◆ SHORT EXERCISE:
Search the data below for "matplotlib"; list each line that holds it.

┌─ DATA EXCERPTS

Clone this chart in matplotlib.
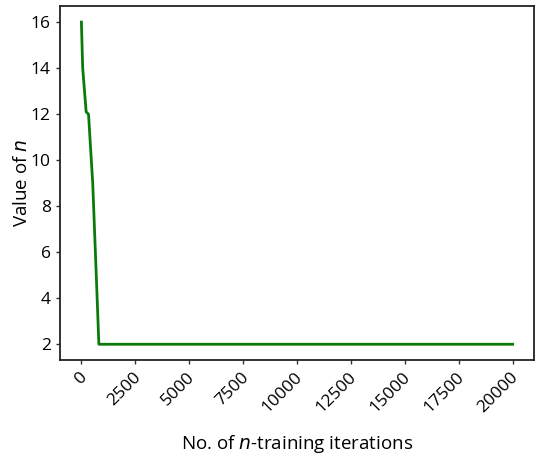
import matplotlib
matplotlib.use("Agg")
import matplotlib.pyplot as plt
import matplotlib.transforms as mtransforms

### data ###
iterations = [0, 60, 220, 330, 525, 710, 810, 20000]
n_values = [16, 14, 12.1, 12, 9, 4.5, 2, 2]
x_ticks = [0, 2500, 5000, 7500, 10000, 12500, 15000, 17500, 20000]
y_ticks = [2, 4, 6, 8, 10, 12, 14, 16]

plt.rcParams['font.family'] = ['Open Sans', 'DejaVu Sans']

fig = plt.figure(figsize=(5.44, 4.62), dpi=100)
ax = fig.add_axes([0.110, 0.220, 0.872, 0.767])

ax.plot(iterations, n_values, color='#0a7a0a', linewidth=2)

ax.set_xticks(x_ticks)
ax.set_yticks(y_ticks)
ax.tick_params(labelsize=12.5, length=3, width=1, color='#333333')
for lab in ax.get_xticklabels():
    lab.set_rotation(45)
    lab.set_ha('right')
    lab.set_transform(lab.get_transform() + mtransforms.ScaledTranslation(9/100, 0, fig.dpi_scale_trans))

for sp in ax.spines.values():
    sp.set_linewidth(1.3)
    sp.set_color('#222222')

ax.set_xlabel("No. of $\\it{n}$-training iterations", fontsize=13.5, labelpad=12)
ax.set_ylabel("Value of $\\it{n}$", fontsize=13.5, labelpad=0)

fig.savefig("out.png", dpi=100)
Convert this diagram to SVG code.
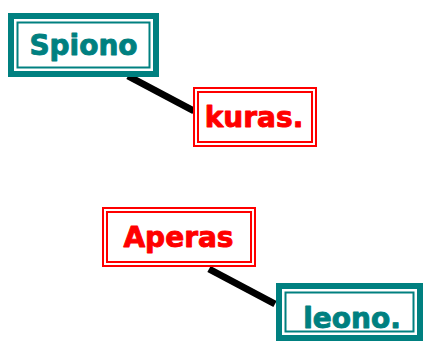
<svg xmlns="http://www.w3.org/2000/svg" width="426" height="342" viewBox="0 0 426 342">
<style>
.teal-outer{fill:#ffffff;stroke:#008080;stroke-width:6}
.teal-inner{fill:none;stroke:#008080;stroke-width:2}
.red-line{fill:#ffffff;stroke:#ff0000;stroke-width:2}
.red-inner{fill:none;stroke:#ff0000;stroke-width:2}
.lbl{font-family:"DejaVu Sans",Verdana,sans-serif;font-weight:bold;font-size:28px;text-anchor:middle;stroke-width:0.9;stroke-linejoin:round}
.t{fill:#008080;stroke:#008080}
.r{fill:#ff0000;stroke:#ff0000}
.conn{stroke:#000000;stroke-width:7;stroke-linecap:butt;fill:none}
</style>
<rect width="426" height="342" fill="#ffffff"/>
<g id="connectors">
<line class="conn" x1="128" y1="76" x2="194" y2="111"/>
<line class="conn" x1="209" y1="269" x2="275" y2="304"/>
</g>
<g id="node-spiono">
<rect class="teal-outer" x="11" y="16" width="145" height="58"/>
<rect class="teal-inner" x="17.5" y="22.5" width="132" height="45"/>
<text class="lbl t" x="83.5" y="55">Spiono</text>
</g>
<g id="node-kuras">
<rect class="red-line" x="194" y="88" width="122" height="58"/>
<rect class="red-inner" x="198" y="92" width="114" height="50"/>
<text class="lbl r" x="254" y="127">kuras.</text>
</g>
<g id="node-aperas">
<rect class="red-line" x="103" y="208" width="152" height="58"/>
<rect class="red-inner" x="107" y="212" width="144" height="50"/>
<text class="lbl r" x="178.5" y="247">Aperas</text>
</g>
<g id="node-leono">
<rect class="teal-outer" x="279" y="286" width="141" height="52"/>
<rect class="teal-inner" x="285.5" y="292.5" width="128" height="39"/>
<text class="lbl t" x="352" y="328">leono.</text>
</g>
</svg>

└─

◆ RESULT:
Clone this chart in matplotlib.
import matplotlib
matplotlib.use("Agg")
import matplotlib.pyplot as plt
import matplotlib.transforms as mtransforms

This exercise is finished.